Mo Mack, I confess, is a nickname. Legally I’m known as Morris McClellan. I mention it to introduce two older brothers, who dragged me into music. Mike, some five years my senior, was doing a credible imitation of Leadbelly when he was 15. He left the family three years later to embark on the life of a folk singer, after having indoctrinated the middle brother Bill in the joys of Bluegrass and old-timey music. Later, Bill made me learn to play the guitar, so he’d have someone to keep the rhythm while he played banjo, mandolin or fiddle. The three of us still play together when we can, and you never know what’s coming next: Cajun, Hawaiian, Gospel, Bluegrass, Blues, Dixieland, R&R, a Corrido of Mike’s or some strange hybrid Bill has thought up.
Once hooked, I delved into all forms of the blues and country, discovered Jimmie Rodgers, the Singing Brakeman, and fell hard for Honky Tonk music, Chicago Blues and early Rock & Roll. Anything close to the roots grabbed my attention. I was also listening to pop radio and was a dedicated Lovin’ Spoonful fan. As for schooling, it took me ten years and six different colleges, but in 1976 I finally escaped from the University of California at Santa Cruz with a degree in the History of Country & Westem Music and went to LA to start a band and be a songwriter.
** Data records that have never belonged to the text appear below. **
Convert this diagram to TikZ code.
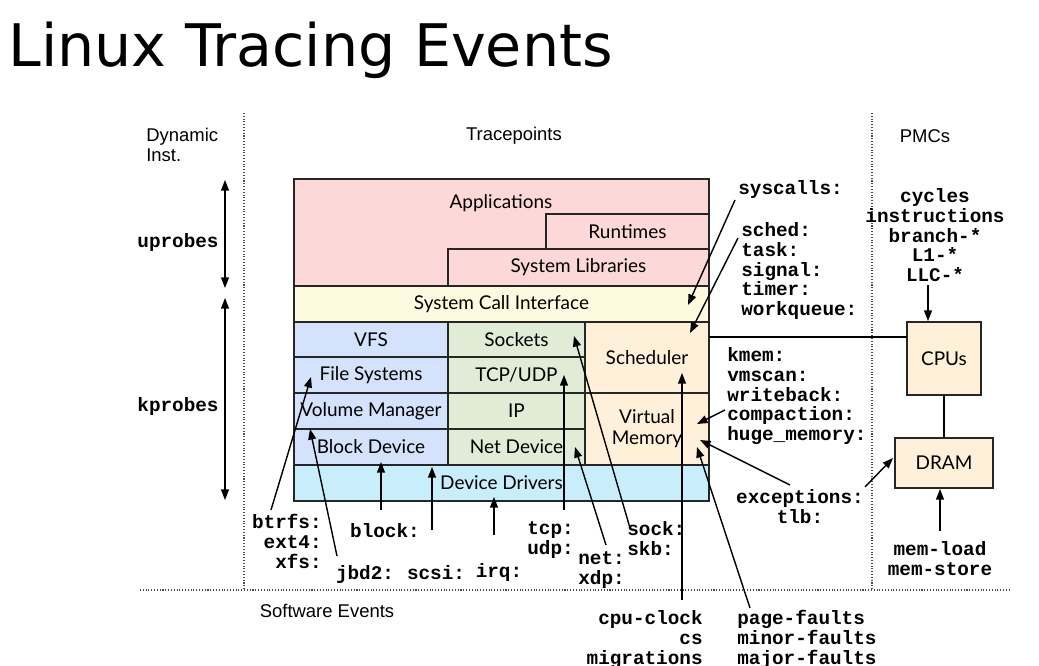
\documentclass[tikz,border=0pt]{standalone}
\usepackage{fontspec}
\setmainfont{Liberation Sans}
\newfontfamily\boxfont{Lato}
\newfontfamily\ttb{Liberation Mono}
\newfontfamily\titlefont{DejaVu Sans}
\newcommand{\evfont}{\ttb\bfseries\fontsize{11}{11.3}\selectfont\lineskiplimit=-20pt\relax}
\usetikzlibrary{arrows.meta,calc,positioning}
\definecolor{appred}{HTML}{FDD8D8}
\definecolor{sciyel}{HTML}{FEFAE0}
\definecolor{fsblue}{HTML}{D4E3FB}
\definecolor{netgrn}{HTML}{E0ECD5}
\definecolor{kerorg}{HTML}{FFF1D9}
\definecolor{drvcyan}{HTML}{C8EEFB}
\tikzset{
  blk/.style={draw=black!85, line width=0.9pt},
  lbl/.style={font=\boxfont\fontsize{10.8}{12}\selectfont, inner sep=0pt},
  ev/.style={font=\evfont, inner sep=0pt},
  hdr/.style={font=\fontsize{10.5}{12}\selectfont, inner sep=0pt},
  sep/.style={densely dotted, line width=0.6pt, black!70},
  arr/.style={line width=0.8pt, -{Triangle[length=6pt,width=4.5pt]}},
}
% rectangle with a named label node at its centre
\newcommand{\layer}[7]{%
  \draw[blk, fill=#6] (#2) rectangle (#3);
  \path (#2) -- node[lbl, align=center] (#1) {#7} (#3);}
\begin{document}
\begin{tikzpicture}[x=0.02cm, y=-0.02cm]
  \useasboundingbox (0,0) rectangle (1039,666);
  % title
  \node[anchor=base west, inner sep=0pt, font=\titlefont\fontsize{33.4}{36}\selectfont] (title) at (8,67) {Linux Tracing Events};

  % separators
  \draw[sep] (244,113) -- (244,590);
  \draw[sep] (872,113) -- (872,590);
  \draw[sep] (140,590) -- (1010,590);
  \node[hdr, align=left, anchor=north west] (dyn) at (146,128) {Dynamic\\[-1pt]Inst.};
  \node[hdr] (tp) at (514,136) {Tracepoints};
  \node[hdr] (pmc) at (925,136) {PMCs};
  \node[hdr] (swe) at (327,611) {Software Events};

  % stack
  \layer{apps}{294,179}{709,286}{}{}{appred}{}
  \node[lbl] (applbl) at (501,203) {Applications};
  \layer{rt}{546,214}{709,249}{}{}{appred}{Runtimes}
  \layer{slib}{448,249}{709,286}{}{}{appred}{System Libraries}
  \layer{sci}{294,286}{709,322}{}{}{sciyel}{System Call Interface}
  \layer{vfs}{294,322}{448,357}{}{}{fsblue}{VFS}
  \layer{fs}{294,357}{448,393}{}{}{fsblue}{File Systems}
  \layer{vm}{294,393}{448,429}{}{}{fsblue}{Volume Manager}
  \layer{bd}{294,429}{448,465}{}{}{fsblue}{Block Device}
  \layer{sock}{448,322}{585,357}{}{}{netgrn}{Sockets}
  \layer{tcp}{448,357}{585,393}{}{}{netgrn}{TCP/UDP}
  \layer{ip}{448,393}{585,429}{}{}{netgrn}{IP}
  \layer{nd}{448,429}{585,465}{}{}{netgrn}{Net Device}
  \layer{sch}{585,322}{709,393}{}{}{kerorg}{Scheduler}
  \layer{vmem}{585,393}{709,465}{}{}{kerorg}{Virtual\\Memory}
  \layer{drv}{294,465}{709,501}{}{}{drvcyan}{Device Drivers}

  % PMC hardware
  \layer{cpu}{907,322}{981,395}{}{}{kerorg}{CPUs}
  \layer{dram}{895,438}{993,488}{}{}{kerorg}{DRAM}
  \draw[line width=0.8pt] (709,337) -- (907,337);
  \draw[line width=0.8pt] (cpu.center |- 0,395) -- (cpu.center |- 0,438);

  % probes
  \node[ev] (up) at (178,243) {uprobes};
  \node[ev] (kp) at (178,407) {kprobes};
  \draw[line width=0.8pt, {Triangle[length=6pt,width=4.5pt]}-{Triangle[length=6pt,width=4.5pt]}] (225,180) -- (225,288);
  \draw[line width=0.8pt, {Triangle[length=6pt,width=4.5pt]}-{Triangle[length=6pt,width=4.5pt]}] (225,298) -- (225,500);

  % right-hand tracepoints
  \node[ev, anchor=west] (sys) at (738,190) {syscalls:};
  \node[ev, anchor=north west, align=left] (schd) at (741,222) {sched:\\task:\\signal:\\timer:\\workqueue:};
  \node[ev, anchor=north west, align=left] (km) at (727,347) {kmem:\\vmscan:\\writeback:\\compaction:\\huge\_memory:};
  \node[ev, align=center] (exc) at (800,507) {exceptions:\\tlb:};
  \node[ev, align=center, anchor=north] (pmcev) at (935,188) {cycles\\instructions\\branch-*\\L1-*\\LLC-*};
  \node[ev, align=center] (mem) at (940,559) {mem-load\\mem-store};

  % bottom tracepoints
  \node[ev, anchor=north east, align=right] (btr) at (322,514) {btrfs:\\ext4:\\xfs:};
  \node[ev] (jbd) at (365,574) {jbd2:};
  \node[ev] (blkev) at (385,531) {block:};
  \node[ev] (scsi) at (436,573) {scsi:};
  \node[ev] (irq) at (499,573) {irq:};
  \node[ev, anchor=north west, align=left] (tcpev) at (527,521) {tcp:\\udp:};
  \node[ev, anchor=north west, align=left] (net) at (578,551) {net:\\xdp:};
  \node[ev, anchor=north west, align=left] (skb) at (627,521) {sock:\\skb:};
  \node[ev, anchor=north east, align=right] (cpuclk) at (703,610) {cpu-clock\\cs\\migrations};
  \node[ev, anchor=north west, align=left] (pf) at (737,610) {page-faults\\minor-faults\\major-faults};

  % arrows
  \draw[arr] (735,200) -- (688,305);
  \draw[arr] (738,238) -- (690,333);
  \draw[arr] (725,410) -- (697,424);
  \draw[arr] (790,485) -- (700,440);
  \draw[arr] (750,608) -- (697,447);
  \draw[arr] (682,600) -- (682,373);
  \draw[arr] (630,528) -- (574,336);
  \draw[arr] (606,545) -- (575,447);
  \draw[arr] (564,510) -- (564,375);
  \draw[arr] (494,535) -- (494,497);
  \draw[arr] (432,530) -- (432,467);
  \draw[arr] (381,510) -- (381,462);
  \draw[arr] (337,556) -- (310,429);
  \draw[arr] (271,510) -- (311,377);
  \draw[arr] (928,285) -- (928,321);
  \draw[arr] (865,487) -- (893,458);
  \draw[arr] (940,531) -- (940,489);
\end{tikzpicture}
\end{document}
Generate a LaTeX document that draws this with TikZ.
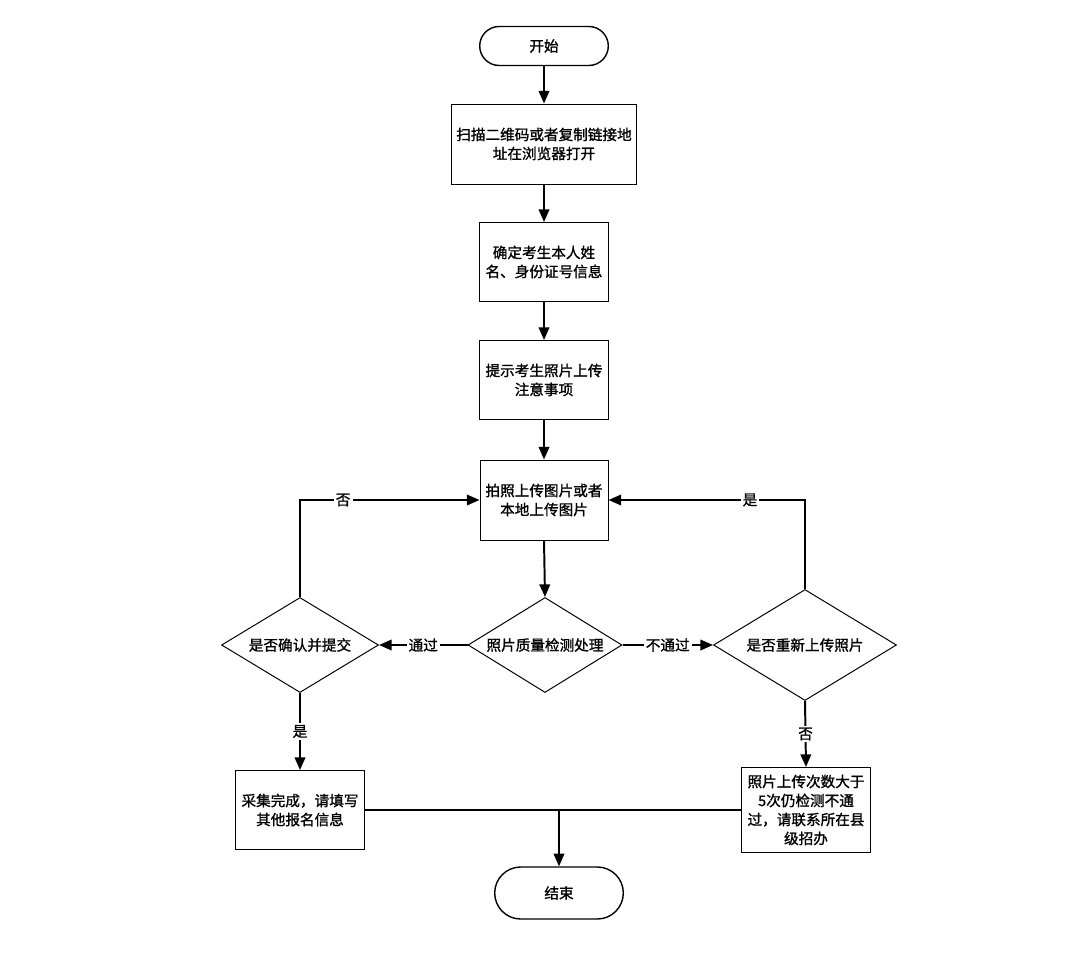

By 1982, I had built a recording studio in my basement, and a friend of mine and I recorded an album called “A Collection of Favorite Christmas Carols.” We called Lewis Ross, who played all the parts, the “new American Guitar Ensemble.” It was the start of a business that came to be called the Revere-Lifedance Company. This delightful Christmas album sold well enough for me to start a record label and a distribution company. We introduced the idea of playing music in a non-record retail store which the store would carry for sale. It came to be called “In-Store Play & Sell” marketing. It was a good run through the late 80’s and early 90’s, but then the internet began to happen, and the music business changed. Besides, I was selling primarily instrumental music, and where had my song-writing dreams gone? When the opportunity was offered by my partners to buy me out, it made sense.
I released my first album, “New & Used Tunes,” in 2000. For the next 10 years I worked with a couple of folk trios that performed around Portland. The second trio with John and Cynthia Boelling formed the basis for my second album, entitled “Dancing in the Light,” released in 2014. I continue to perform when and where I can, though the Covid pandemic interrupted that for all of us.